AIM: Copy out all lines of the records in which the word "script" appears.

INFORMATION SUPPLIED:
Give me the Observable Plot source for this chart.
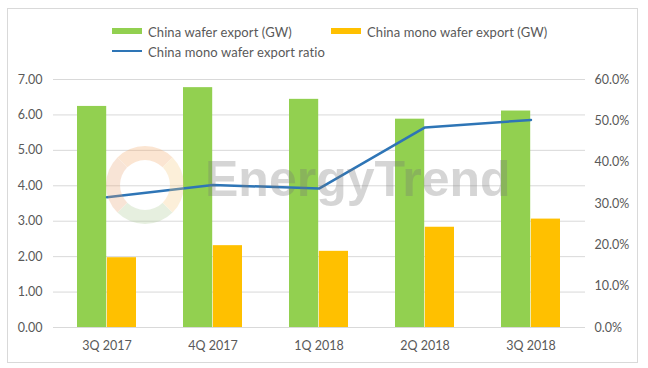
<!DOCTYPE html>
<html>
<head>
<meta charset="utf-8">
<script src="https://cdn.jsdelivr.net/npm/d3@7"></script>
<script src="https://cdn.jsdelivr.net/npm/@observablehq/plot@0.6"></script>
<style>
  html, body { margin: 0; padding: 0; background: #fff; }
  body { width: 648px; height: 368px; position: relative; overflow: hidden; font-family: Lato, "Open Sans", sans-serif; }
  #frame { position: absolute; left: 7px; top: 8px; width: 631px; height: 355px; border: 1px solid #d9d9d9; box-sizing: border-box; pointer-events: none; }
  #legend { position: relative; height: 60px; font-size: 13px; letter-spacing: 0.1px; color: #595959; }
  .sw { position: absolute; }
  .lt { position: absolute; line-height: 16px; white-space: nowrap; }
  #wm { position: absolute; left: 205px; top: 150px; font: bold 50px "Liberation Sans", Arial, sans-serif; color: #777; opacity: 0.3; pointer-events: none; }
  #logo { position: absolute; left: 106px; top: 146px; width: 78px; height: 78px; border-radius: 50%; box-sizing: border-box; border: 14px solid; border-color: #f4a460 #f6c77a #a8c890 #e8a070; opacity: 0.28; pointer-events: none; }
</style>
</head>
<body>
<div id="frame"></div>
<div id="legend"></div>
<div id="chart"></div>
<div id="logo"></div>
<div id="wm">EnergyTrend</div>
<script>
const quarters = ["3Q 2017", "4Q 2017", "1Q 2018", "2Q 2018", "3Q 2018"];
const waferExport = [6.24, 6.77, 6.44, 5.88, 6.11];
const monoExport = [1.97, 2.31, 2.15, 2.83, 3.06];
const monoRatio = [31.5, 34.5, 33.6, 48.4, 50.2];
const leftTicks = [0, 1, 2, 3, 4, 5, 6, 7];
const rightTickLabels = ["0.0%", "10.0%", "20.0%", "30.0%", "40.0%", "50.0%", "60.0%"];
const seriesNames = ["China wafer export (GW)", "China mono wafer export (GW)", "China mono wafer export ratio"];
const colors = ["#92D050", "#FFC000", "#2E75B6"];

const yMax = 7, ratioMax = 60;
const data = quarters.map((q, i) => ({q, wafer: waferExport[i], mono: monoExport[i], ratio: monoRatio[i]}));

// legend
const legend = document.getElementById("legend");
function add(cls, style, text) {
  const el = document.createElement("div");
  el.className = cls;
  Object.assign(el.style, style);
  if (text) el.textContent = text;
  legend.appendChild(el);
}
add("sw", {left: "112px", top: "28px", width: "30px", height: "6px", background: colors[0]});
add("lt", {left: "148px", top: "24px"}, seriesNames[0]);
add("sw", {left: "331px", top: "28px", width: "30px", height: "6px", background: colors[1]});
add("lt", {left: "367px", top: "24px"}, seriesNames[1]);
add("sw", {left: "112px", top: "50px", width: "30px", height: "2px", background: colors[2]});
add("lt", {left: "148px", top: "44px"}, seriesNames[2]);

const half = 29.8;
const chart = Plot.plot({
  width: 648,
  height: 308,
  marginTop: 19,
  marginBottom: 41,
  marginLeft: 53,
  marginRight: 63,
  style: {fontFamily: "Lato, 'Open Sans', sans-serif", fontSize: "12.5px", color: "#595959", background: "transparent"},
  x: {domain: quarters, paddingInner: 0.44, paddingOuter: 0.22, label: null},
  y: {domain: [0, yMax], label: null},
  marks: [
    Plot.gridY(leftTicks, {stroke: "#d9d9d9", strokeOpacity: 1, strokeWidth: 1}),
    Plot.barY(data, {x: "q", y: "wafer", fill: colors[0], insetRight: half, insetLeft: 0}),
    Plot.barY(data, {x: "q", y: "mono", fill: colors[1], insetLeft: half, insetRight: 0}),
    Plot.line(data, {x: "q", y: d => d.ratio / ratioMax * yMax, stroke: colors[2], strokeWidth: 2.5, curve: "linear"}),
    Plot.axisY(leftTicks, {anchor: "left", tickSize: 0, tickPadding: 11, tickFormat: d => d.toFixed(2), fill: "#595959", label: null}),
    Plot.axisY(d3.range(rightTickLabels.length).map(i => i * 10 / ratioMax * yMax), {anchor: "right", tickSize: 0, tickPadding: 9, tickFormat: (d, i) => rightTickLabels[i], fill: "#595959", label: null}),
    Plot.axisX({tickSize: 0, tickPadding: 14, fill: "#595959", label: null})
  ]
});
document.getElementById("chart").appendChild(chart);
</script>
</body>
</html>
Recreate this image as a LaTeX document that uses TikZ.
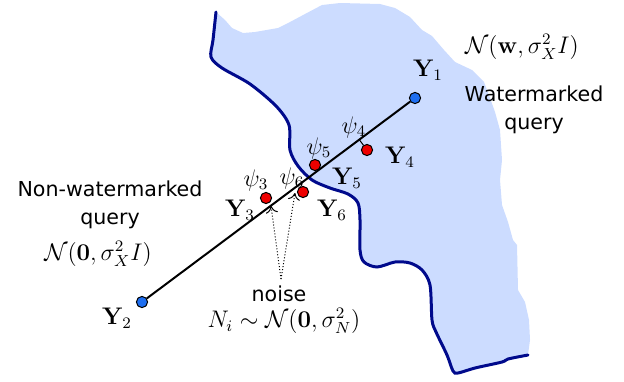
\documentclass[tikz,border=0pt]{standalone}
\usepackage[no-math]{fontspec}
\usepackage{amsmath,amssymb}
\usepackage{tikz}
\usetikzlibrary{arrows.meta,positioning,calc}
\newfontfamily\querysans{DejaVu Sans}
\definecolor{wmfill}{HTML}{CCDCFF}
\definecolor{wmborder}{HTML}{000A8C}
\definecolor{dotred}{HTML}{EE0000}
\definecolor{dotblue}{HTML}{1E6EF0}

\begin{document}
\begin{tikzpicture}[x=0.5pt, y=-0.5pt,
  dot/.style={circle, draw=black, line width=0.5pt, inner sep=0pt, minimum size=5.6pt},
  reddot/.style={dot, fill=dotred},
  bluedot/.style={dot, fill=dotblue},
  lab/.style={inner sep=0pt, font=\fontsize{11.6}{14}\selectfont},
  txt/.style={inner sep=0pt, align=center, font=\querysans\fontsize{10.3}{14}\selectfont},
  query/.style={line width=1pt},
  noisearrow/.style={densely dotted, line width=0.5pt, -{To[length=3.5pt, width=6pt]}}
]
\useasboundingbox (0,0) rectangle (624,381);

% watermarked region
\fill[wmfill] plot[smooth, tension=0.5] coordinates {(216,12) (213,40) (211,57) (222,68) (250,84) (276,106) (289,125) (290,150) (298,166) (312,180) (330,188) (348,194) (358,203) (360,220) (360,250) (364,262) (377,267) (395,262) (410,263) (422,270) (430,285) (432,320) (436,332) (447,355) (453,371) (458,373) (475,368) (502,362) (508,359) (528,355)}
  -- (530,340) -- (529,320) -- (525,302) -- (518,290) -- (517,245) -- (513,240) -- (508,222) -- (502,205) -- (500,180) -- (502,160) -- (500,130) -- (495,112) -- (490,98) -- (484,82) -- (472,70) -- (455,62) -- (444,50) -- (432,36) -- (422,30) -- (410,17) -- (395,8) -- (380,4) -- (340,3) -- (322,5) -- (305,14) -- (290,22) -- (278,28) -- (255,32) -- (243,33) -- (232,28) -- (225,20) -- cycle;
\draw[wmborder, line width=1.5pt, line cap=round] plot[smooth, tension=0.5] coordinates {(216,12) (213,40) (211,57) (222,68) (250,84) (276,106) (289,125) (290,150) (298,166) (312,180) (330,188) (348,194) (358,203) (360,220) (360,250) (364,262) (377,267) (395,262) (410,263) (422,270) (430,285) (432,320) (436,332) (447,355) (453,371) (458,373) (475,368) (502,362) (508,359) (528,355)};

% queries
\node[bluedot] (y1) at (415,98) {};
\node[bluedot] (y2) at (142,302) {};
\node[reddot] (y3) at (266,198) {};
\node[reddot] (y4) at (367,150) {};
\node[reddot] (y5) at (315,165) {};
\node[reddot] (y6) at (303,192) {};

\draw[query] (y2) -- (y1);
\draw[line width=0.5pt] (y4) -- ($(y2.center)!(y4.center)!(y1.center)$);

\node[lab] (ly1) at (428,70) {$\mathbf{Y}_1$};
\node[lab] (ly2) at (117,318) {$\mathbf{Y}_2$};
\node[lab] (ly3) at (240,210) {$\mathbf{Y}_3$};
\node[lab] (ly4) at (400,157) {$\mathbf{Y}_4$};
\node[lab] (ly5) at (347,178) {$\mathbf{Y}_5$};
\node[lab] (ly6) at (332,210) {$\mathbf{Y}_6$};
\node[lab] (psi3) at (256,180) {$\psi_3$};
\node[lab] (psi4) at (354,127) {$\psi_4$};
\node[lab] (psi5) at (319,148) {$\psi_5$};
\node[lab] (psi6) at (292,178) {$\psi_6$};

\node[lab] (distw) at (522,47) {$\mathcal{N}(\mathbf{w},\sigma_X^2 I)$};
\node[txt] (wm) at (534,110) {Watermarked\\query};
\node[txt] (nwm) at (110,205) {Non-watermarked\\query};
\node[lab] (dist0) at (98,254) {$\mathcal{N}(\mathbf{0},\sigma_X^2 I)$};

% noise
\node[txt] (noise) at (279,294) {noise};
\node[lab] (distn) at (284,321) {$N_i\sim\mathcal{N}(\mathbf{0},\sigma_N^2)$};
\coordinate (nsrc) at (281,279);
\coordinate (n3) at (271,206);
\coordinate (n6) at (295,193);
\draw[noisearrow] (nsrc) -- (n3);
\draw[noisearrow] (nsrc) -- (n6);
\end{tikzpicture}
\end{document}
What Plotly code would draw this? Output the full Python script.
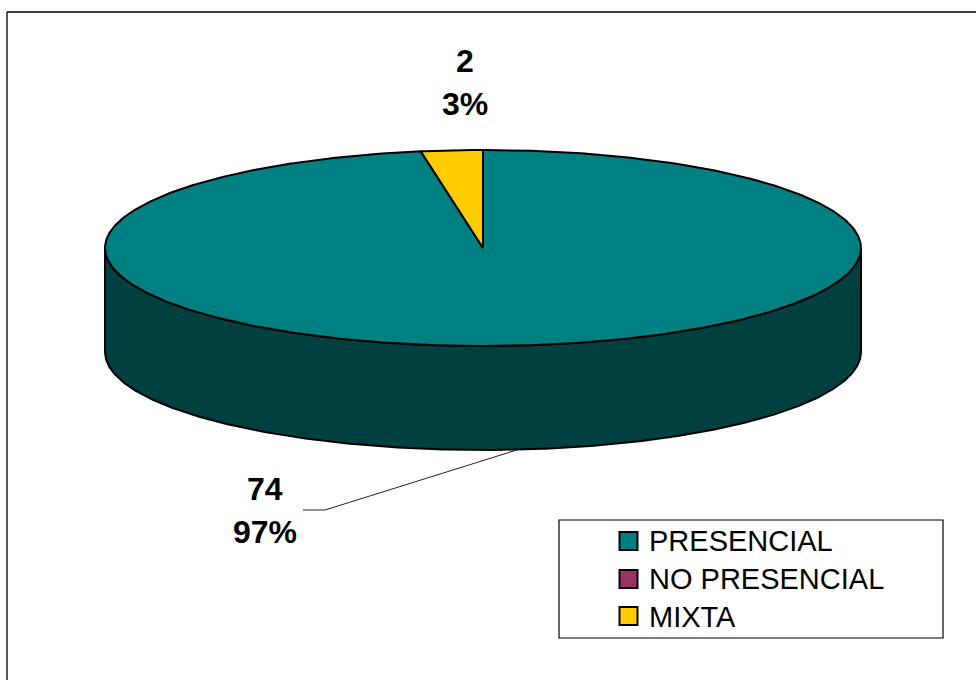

CORRECT RESPONSE:
<script src="https://cdn.jsdelivr.net/npm/d3@7"></script>
<script src="https://cdn.jsdelivr.net/npm/@observablehq/plot@0.6"></script>
<script>
</script>
What Plotly code would draw this? Output the full Python script.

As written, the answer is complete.